■ EXERCISE ■
Please transcribe the data below exactly. Leave the pictures out.

---------- SUPPLIED INFORMATION ----------

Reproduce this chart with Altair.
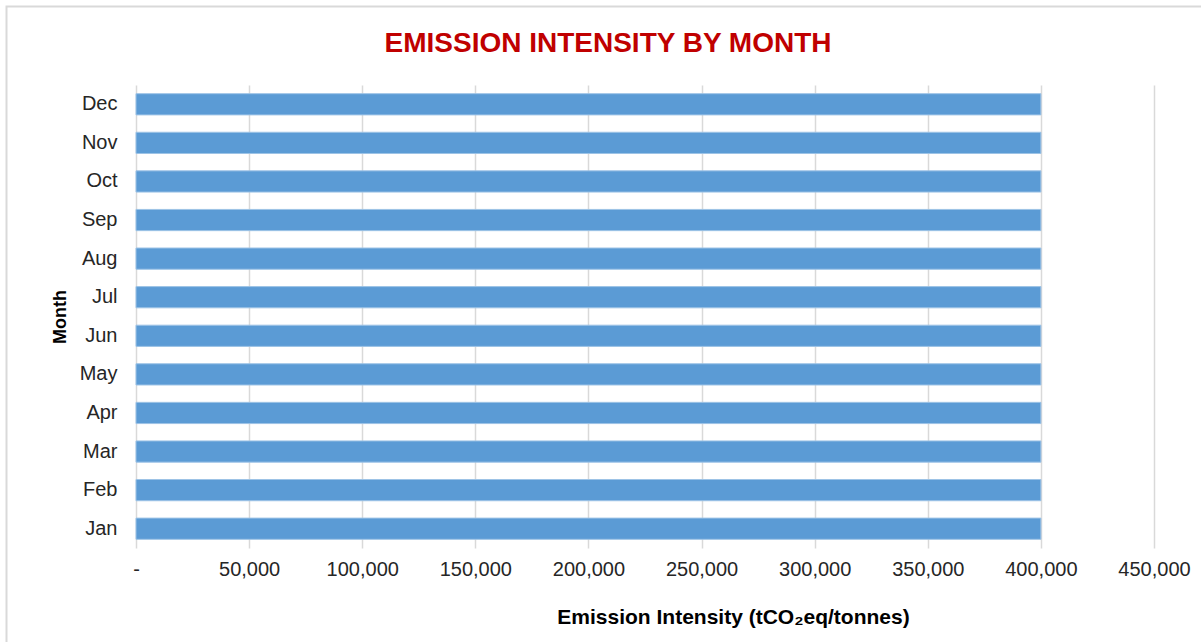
import altair as alt
import pandas as pd

# Monthly emission intensity (tCO2eq/tonnes)
months = ["Jan", "Feb", "Mar", "Apr", "May", "Jun",
          "Jul", "Aug", "Sep", "Oct", "Nov", "Dec"]
intensity = [400000] * 12
x_ticks = [0, 50000, 100000, 150000, 200000, 250000, 300000, 350000, 400000, 450000]
chart_title = "EMISSION INTENSITY BY MONTH"

df = pd.DataFrame({"Month": months, "Intensity": intensity})

FONT = "Liberation Sans"
W, H = 1018, 463
one_row = pd.DataFrame({"k": [0]})

# light frame around the whole figure
frame = alt.Chart(one_row).mark_rect(
    fill=None, stroke="#D9D9D9", strokeWidth=2, clip=False
).encode(
    x=alt.value(-129.5), x2=alt.value(1200), y=alt.value(-78.5), y2=alt.value(700)
)

# chart heading
heading = alt.Chart(one_row).mark_text(
    font=FONT, fontSize=28, fontWeight="bold", color="#C00000",
    align="center", baseline="middle",
).encode(
    x=alt.value(472), y=alt.value(-41), text=alt.value(chart_title)
)

bars = alt.Chart(df).mark_bar(
    color="#5B9BD5", stroke="#9DC3E6", strokeWidth=1
).encode(
    x=alt.X(
        "Intensity:Q",
        scale=alt.Scale(domain=[0, 450000], nice=False),
        axis=alt.Axis(
            values=x_ticks,
            labelExpr="datum.value == 0 ? '-' : format(datum.value, ',')",
            title="Emission Intensity (tCO\u2082eq/tonnes)",
            titleFont=FONT, titleFontSize=21, titleFontWeight="bold", titleColor="#000000",
            titlePadding=27, titleX=597,
            labelFont=FONT, labelFontSize=20, labelColor="#262626", labelPadding=11,
            labelFlush=False, labelOverlap=False, labelBound=False,
            grid=True, gridColor="#D9D9D9", gridWidth=1.5,
            domain=False, ticks=False,
        ),
    ),
    y=alt.Y(
        "Month:N",
        sort=months[::-1],
        scale=alt.Scale(paddingInner=0.45, paddingOuter=0.225),
        axis=alt.Axis(
            title="Month",
            titleFont=FONT, titleFontSize=18, titleFontWeight="bold", titleColor="#000000",
            titlePadding=10,
            labelFont=FONT, labelFontSize=20, labelColor="#262626", labelPadding=19,
            grid=False, domain=False, ticks=False,
        ),
    ),
)

chart = alt.layer(frame, bars, heading).properties(
    width=W, height=H,
    padding={"left": 136, "top": 85, "right": 47, "bottom": 94},
    autosize=alt.AutoSizeParams(type="none"),
).configure(background="#FFFFFF").configure_view(strokeWidth=0, stroke="transparent")

chart.save("out.html", embed_options={"renderer": "svg", "actions": False})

----------

■ WRITTEN REPLY ■
Reproduce this chart with Altair.
import altair as alt
import pandas as pd

# Monthly emission intensity (tCO2eq/tonnes)
months = ["Jan", "Feb", "Mar", "Apr", "May", "Jun",
          "Jul", "Aug", "Sep", "Oct", "Nov", "Dec"]
intensity = [400000] * 12
x_ticks = [0, 50000, 100000, 150000, 200000, 250000, 300000, 350000, 400000, 450000]
chart_title = "EMISSION INTENSITY BY MONTH"

df = pd.DataFrame({"Month": months, "Intensity": intensity})

FONT = "Liberation Sans"
W, H = 1018, 463
one_row = pd.DataFrame({"k": [0]})

# light frame around the whole figure
frame = alt.Chart(one_row).mark_rect(
    fill=None, stroke="#D9D9D9", strokeWidth=2, clip=False
).encode(
    x=alt.value(-129.5), x2=alt.value(1200), y=alt.value(-78.5), y2=alt.value(700)
)

# chart heading
heading = alt.Chart(one_row).mark_text(
    font=FONT, fontSize=28, fontWeight="bold", color="#C00000",
    align="center", baseline="middle",
).encode(
    x=alt.value(472), y=alt.value(-41), text=alt.value(chart_title)
)

bars = alt.Chart(df).mark_bar(
    color="#5B9BD5", stroke="#9DC3E6", strokeWidth=1
).encode(
    x=alt.X(
        "Intensity:Q",
        scale=alt.Scale(domain=[0, 450000], nice=False),
        axis=alt.Axis(
            values=x_ticks,
            labelExpr="datum.value == 0 ? '-' : format(datum.value, ',')",
            title="Emission Intensity (tCO\u2082eq/tonnes)",
            titleFont=FONT, titleFontSize=21, titleFontWeight="bold", titleColor="#000000",
            titlePadding=27, titleX=597,
            labelFont=FONT, labelFontSize=20, labelColor="#262626", labelPadding=11,
            labelFlush=False, labelOverlap=False, labelBound=False,
            grid=True, gridColor="#D9D9D9", gridWidth=1.5,
            domain=False, ticks=False,
        ),
    ),
    y=alt.Y(
        "Month:N",
        sort=months[::-1],
        scale=alt.Scale(paddingInner=0.45, paddingOuter=0.225),
        axis=alt.Axis(
            title="Month",
            titleFont=FONT, titleFontSize=18, titleFontWeight="bold", titleColor="#000000",
            titlePadding=10,
            labelFont=FONT, labelFontSize=20, labelColor="#262626", labelPadding=19,
            grid=False, domain=False, ticks=False,
        ),
    ),
)

chart = alt.layer(frame, bars, heading).properties(
    width=W, height=H,
    padding={"left": 136, "top": 85, "right": 47, "bottom": 94},
    autosize=alt.AutoSizeParams(type="none"),
).configure(background="#FFFFFF").configure_view(strokeWidth=0, stroke="transparent")

chart.save("out.html", embed_options={"renderer": "svg", "actions": False})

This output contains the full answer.